— Start —

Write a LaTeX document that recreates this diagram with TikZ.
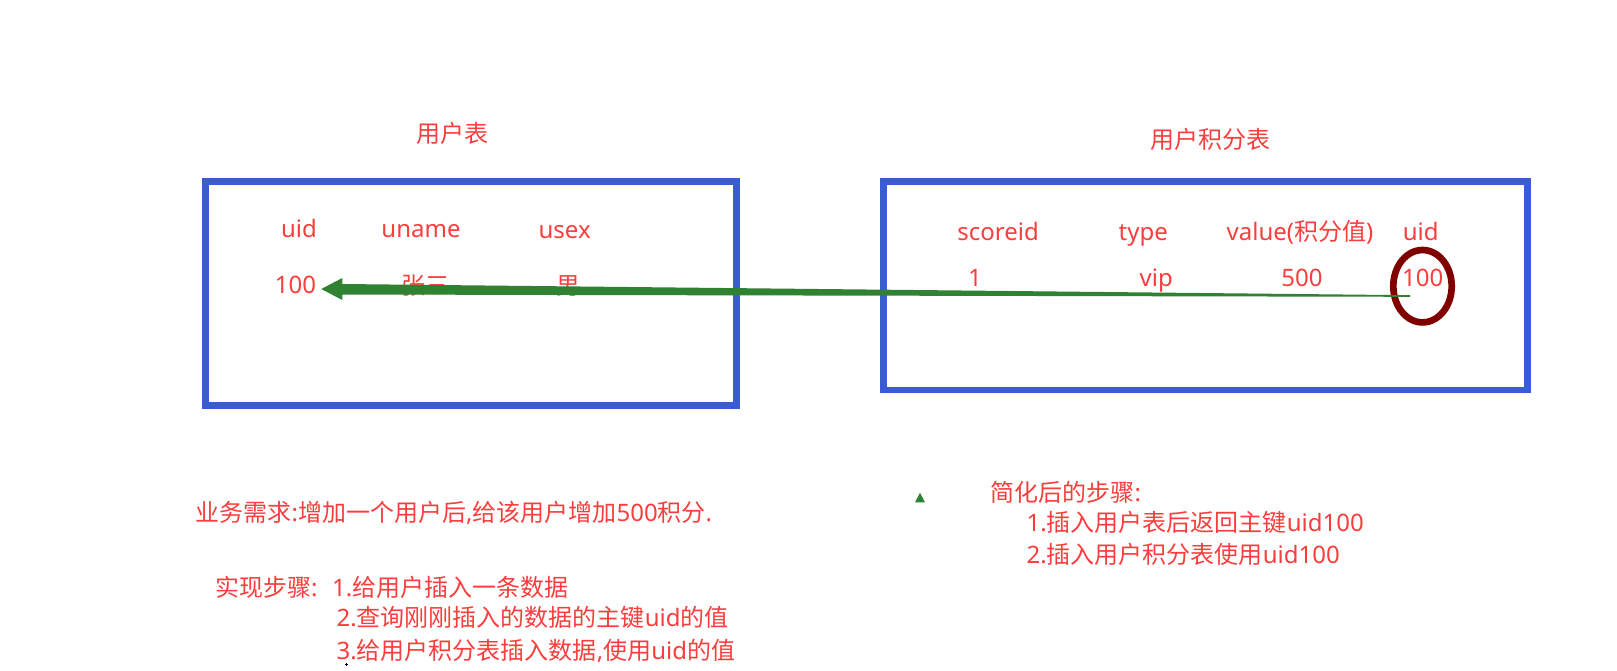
\documentclass[tikz,border=0pt]{standalone}
\usepackage{fontspec}
\setmainfont{Noto Sans}
\newfontfamily\cjk{Noto Sans CJK SC}
\usetikzlibrary{shapes.geometric,calc}
\definecolor{txtred}{RGB}{250,62,62}
\definecolor{boxblue}{RGB}{58,91,214}
\definecolor{ringred}{RGB}{128,0,0}
\definecolor{arrowgreen}{RGB}{46,130,50}
\begin{document}
\begin{tikzpicture}[x=1pt,y=-1pt,
  txt/.style={text=txtred,inner sep=0pt,font=\fontsize{24}{28}\selectfont},
  lbl/.style={txt,anchor=base},
  textline/.style={txt,anchor=base west},
  tbl/.style={draw=boxblue,line width=6.7pt,inner sep=0pt,rectangle},
  ring/.style={draw=ringred,line width=6.7pt,ellipse,inner sep=0pt},
]
\useasboundingbox[fill=white] (0,0) rectangle (1617,670);

% titles
\node[lbl] (t1) at (452,142.3) {\cjk 用户表};
\node[lbl] (t2) at (1210,148.3) {\cjk 用户积分表};

% tables
\node[tbl,minimum width=531pt,minimum height=223.5pt] (lbox) at (471.2,293.45) {};
\node[tbl,minimum width=644.2pt,minimum height=208.3pt] (rbox) at (1205.4,285.85) {};

% left table
\node[lbl] (h1) at (299,237) {uid};
\node[lbl] (h2) at (421,237) {uname};
\node[lbl] (h3) at (564.7,238) {usex};
\node[lbl] (u100) at (295.5,293.3) {100};
\node[lbl] (zs) at (425,294.5) {\cjk 张三};
\node[lbl] (nan) at (568,294.5) {\cjk 男};

% right table
\node[lbl] (s1) at (998,240.5) {scoreid};
\node[lbl] (s2) at (1143.3,240.5) {type};
\node[lbl] (s3) at (1300,240.5) {value({\cjk 积分值})};
\node[lbl] (s4) at (1420.7,240) {uid};
\node[lbl] (d1) at (975,286) {1};
\node[lbl] (d2) at (1156.3,286.5) {vip};
\node[lbl] (d3) at (1302,286.7) {500};
\node[lbl] (r100) at (1422.7,286.7) {100};
\node[ring,minimum width=58.4pt,minimum height=72.4pt] (ringnode) at (1422.5,286.2) {};

% bottom left text
\node[textline] (b1) at (195.5,521.5) {{\cjk 业务需求}:{\cjk 增加一个用户后},{\cjk 给该用户增加}500{\cjk 积分}.};
\node[textline] (b2) at (215,596.5) {{\cjk 实现步骤}:};
\node[textline] (b3) at (332,596.5) {1.{\cjk 给用户插入一条数据}};
\node[textline] (b4) at (336.5,626.5) {2.{\cjk 查询刚刚插入的数据的主键}uid{\cjk 的值}};
\node[textline] (b5) at (336.5,659) {3.{\cjk 给用户积分表插入数据},{\cjk 使用}uid{\cjk 的值}};
\draw[line width=0.7pt] (344.5,664) -- (347.5,664) (346,662.5) -- (346,665.5);

% bottom right text
\fill[arrowgreen] (920,492.7) -- (925,502.3) -- (915,502.3) -- cycle;
\node[textline] (c1) at (990.5,501.5) {{\cjk 简化后的步骤}:};
\node[textline] (c2) at (1026.5,531.5) {1.{\cjk 插入用户表后返回主键}uid100};
\node[textline] (c3) at (1026.5,563.5) {2.{\cjk 插入用户积分表使用}uid100};

% tapered arrow from the ring to the left 100
\coordinate (tip) at ($(u100.base east)+(5,-4.3)$);
\coordinate (tail) at ($(ringnode.center)+(-12.5,9.8)$);
\fill[arrowgreen] ($(tail)+(0,-0.8)$) -- ($(tip)+(21,-5)$) -- ($(tip)+(21,-11)$) -- (tip)
  -- ($(tip)+(21,11)$) -- ($(tip)+(21,5.5)$) -- ($(tail)+(0,0.8)$) -- cycle;
\end{tikzpicture}
\end{document}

— End —

Without the pictures, print the whole listing exactly as given.

Write a LaTeX document that recreates this diagram with TikZ.
\documentclass[tikz,border=0pt]{standalone}
\usepackage{fontspec}
\setmainfont{Noto Sans}
\newfontfamily\cjk{Noto Sans CJK SC}
\usetikzlibrary{shapes.geometric,calc}
\definecolor{txtred}{RGB}{250,62,62}
\definecolor{boxblue}{RGB}{58,91,214}
\definecolor{ringred}{RGB}{128,0,0}
\definecolor{arrowgreen}{RGB}{46,130,50}
\begin{document}
\begin{tikzpicture}[x=1pt,y=-1pt,
  txt/.style={text=txtred,inner sep=0pt,font=\fontsize{24}{28}\selectfont},
  lbl/.style={txt,anchor=base},
  textline/.style={txt,anchor=base west},
  tbl/.style={draw=boxblue,line width=6.7pt,inner sep=0pt,rectangle},
  ring/.style={draw=ringred,line width=6.7pt,ellipse,inner sep=0pt},
]
\useasboundingbox[fill=white] (0,0) rectangle (1617,670);

% titles
\node[lbl] (t1) at (452,142.3) {\cjk 用户表};
\node[lbl] (t2) at (1210,148.3) {\cjk 用户积分表};

% tables
\node[tbl,minimum width=531pt,minimum height=223.5pt] (lbox) at (471.2,293.45) {};
\node[tbl,minimum width=644.2pt,minimum height=208.3pt] (rbox) at (1205.4,285.85) {};

% left table
\node[lbl] (h1) at (299,237) {uid};
\node[lbl] (h2) at (421,237) {uname};
\node[lbl] (h3) at (564.7,238) {usex};
\node[lbl] (u100) at (295.5,293.3) {100};
\node[lbl] (zs) at (425,294.5) {\cjk 张三};
\node[lbl] (nan) at (568,294.5) {\cjk 男};

% right table
\node[lbl] (s1) at (998,240.5) {scoreid};
\node[lbl] (s2) at (1143.3,240.5) {type};
\node[lbl] (s3) at (1300,240.5) {value({\cjk 积分值})};
\node[lbl] (s4) at (1420.7,240) {uid};
\node[lbl] (d1) at (975,286) {1};
\node[lbl] (d2) at (1156.3,286.5) {vip};
\node[lbl] (d3) at (1302,286.7) {500};
\node[lbl] (r100) at (1422.7,286.7) {100};
\node[ring,minimum width=58.4pt,minimum height=72.4pt] (ringnode) at (1422.5,286.2) {};

% bottom left text
\node[textline] (b1) at (195.5,521.5) {{\cjk 业务需求}:{\cjk 增加一个用户后},{\cjk 给该用户增加}500{\cjk 积分}.};
\node[textline] (b2) at (215,596.5) {{\cjk 实现步骤}:};
\node[textline] (b3) at (332,596.5) {1.{\cjk 给用户插入一条数据}};
\node[textline] (b4) at (336.5,626.5) {2.{\cjk 查询刚刚插入的数据的主键}uid{\cjk 的值}};
\node[textline] (b5) at (336.5,659) {3.{\cjk 给用户积分表插入数据},{\cjk 使用}uid{\cjk 的值}};
\draw[line width=0.7pt] (344.5,664) -- (347.5,664) (346,662.5) -- (346,665.5);

% bottom right text
\fill[arrowgreen] (920,492.7) -- (925,502.3) -- (915,502.3) -- cycle;
\node[textline] (c1) at (990.5,501.5) {{\cjk 简化后的步骤}:};
\node[textline] (c2) at (1026.5,531.5) {1.{\cjk 插入用户表后返回主键}uid100};
\node[textline] (c3) at (1026.5,563.5) {2.{\cjk 插入用户积分表使用}uid100};

% tapered arrow from the ring to the left 100
\coordinate (tip) at ($(u100.base east)+(5,-4.3)$);
\coordinate (tail) at ($(ringnode.center)+(-12.5,9.8)$);
\fill[arrowgreen] ($(tail)+(0,-0.8)$) -- ($(tip)+(21,-5)$) -- ($(tip)+(21,-11)$) -- (tip)
  -- ($(tip)+(21,11)$) -- ($(tip)+(21,5.5)$) -- ($(tail)+(0,0.8)$) -- cycle;
\end{tikzpicture}
\end{document}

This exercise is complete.